Provided records
=-=-=
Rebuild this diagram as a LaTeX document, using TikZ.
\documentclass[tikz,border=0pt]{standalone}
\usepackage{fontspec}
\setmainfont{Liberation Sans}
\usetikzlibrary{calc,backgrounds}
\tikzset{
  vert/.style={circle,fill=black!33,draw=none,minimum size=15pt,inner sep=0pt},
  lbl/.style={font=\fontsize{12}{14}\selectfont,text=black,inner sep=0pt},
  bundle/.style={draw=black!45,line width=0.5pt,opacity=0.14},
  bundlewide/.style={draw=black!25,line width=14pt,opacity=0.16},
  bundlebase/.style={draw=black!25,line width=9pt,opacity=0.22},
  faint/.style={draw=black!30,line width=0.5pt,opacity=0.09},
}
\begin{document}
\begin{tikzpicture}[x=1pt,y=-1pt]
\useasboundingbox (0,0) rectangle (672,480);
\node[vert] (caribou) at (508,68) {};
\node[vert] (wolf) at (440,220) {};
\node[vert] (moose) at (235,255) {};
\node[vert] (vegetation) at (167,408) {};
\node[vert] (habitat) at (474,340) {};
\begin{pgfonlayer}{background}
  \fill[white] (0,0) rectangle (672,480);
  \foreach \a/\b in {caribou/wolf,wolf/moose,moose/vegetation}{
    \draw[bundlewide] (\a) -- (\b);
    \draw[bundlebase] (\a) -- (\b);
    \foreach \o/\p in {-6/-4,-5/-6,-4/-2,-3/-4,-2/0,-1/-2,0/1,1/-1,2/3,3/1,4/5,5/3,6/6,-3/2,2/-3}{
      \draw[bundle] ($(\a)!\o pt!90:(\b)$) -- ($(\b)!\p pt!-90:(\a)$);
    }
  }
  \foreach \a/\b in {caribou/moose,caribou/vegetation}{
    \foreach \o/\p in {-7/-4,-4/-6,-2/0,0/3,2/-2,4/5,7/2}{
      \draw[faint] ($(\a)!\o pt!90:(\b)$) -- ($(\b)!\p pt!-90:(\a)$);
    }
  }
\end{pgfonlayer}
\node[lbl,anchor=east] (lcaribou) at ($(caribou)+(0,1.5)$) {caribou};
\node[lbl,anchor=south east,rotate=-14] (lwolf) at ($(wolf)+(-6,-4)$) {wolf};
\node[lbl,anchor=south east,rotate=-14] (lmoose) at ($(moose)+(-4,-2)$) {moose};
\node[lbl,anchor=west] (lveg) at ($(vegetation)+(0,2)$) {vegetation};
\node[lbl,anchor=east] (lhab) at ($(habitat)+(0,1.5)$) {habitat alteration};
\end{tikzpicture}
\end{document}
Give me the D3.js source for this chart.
=-=-=
Challenge
Give only the number of lines in the data that hold the string "this".

Expected answer
2